_DATA BLOCK:_
+--
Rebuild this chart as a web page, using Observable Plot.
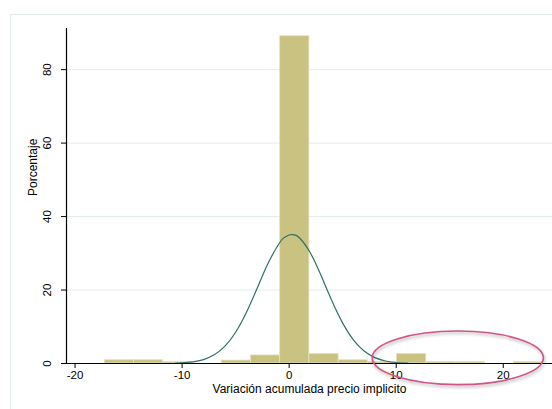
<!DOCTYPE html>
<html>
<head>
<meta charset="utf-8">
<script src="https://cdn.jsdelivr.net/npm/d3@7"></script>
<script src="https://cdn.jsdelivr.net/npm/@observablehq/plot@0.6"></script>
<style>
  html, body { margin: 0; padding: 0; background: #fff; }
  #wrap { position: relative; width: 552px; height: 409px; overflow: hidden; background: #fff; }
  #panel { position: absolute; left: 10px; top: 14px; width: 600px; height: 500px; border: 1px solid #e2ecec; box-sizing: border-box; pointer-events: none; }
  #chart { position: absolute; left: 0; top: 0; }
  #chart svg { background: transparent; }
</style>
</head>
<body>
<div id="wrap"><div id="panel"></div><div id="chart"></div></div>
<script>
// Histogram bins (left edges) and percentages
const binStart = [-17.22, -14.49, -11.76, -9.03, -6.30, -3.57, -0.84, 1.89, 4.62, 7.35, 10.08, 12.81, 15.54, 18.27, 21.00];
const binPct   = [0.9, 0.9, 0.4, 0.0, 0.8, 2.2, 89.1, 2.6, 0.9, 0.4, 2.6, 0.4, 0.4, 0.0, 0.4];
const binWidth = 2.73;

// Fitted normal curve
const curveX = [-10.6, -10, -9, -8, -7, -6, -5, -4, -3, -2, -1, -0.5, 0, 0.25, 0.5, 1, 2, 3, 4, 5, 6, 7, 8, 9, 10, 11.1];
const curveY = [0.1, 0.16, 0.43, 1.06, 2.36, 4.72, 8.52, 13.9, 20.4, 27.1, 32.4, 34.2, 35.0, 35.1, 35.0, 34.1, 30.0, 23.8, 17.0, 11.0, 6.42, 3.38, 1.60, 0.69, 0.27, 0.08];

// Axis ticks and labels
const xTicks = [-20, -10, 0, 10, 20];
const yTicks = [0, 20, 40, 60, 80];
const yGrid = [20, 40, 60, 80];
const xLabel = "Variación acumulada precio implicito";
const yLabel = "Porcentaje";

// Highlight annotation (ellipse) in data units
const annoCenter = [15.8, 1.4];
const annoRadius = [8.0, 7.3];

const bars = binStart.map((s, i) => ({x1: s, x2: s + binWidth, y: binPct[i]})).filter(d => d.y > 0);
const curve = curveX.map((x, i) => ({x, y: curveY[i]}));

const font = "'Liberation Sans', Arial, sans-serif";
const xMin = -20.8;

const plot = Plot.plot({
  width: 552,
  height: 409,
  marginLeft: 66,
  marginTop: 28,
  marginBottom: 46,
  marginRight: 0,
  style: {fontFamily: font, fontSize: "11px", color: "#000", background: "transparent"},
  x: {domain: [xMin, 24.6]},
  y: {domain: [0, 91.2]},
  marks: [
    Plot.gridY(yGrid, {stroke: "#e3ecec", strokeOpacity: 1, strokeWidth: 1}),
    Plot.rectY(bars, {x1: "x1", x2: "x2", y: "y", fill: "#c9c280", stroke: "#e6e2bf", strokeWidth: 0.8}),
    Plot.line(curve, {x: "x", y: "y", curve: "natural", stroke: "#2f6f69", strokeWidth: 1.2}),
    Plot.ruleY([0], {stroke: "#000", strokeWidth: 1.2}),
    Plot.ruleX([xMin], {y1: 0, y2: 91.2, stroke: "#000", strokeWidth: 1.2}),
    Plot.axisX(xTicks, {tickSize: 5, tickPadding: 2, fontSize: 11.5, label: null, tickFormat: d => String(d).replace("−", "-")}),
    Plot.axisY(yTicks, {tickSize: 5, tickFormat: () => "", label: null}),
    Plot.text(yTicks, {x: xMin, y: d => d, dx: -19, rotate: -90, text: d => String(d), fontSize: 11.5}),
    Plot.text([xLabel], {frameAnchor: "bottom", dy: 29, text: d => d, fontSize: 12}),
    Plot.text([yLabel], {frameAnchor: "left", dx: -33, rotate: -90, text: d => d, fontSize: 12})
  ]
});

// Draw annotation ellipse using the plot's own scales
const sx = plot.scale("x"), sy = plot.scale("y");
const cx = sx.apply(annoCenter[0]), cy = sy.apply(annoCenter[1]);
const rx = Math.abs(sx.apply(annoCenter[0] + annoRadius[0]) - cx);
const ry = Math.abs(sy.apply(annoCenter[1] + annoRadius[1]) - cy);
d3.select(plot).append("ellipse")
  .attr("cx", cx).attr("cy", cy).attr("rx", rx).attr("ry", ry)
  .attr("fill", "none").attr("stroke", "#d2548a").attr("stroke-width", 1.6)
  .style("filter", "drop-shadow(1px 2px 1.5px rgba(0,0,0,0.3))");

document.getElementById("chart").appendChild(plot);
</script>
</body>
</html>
+--
_SHORT TASK:_ Among the lines of the data, identify those with the word "using". Copy each of them.

_TASK SOLUTION:_
Rebuild this chart as a web page, using Observable Plot.
// Draw annotation ellipse using the plot's own scales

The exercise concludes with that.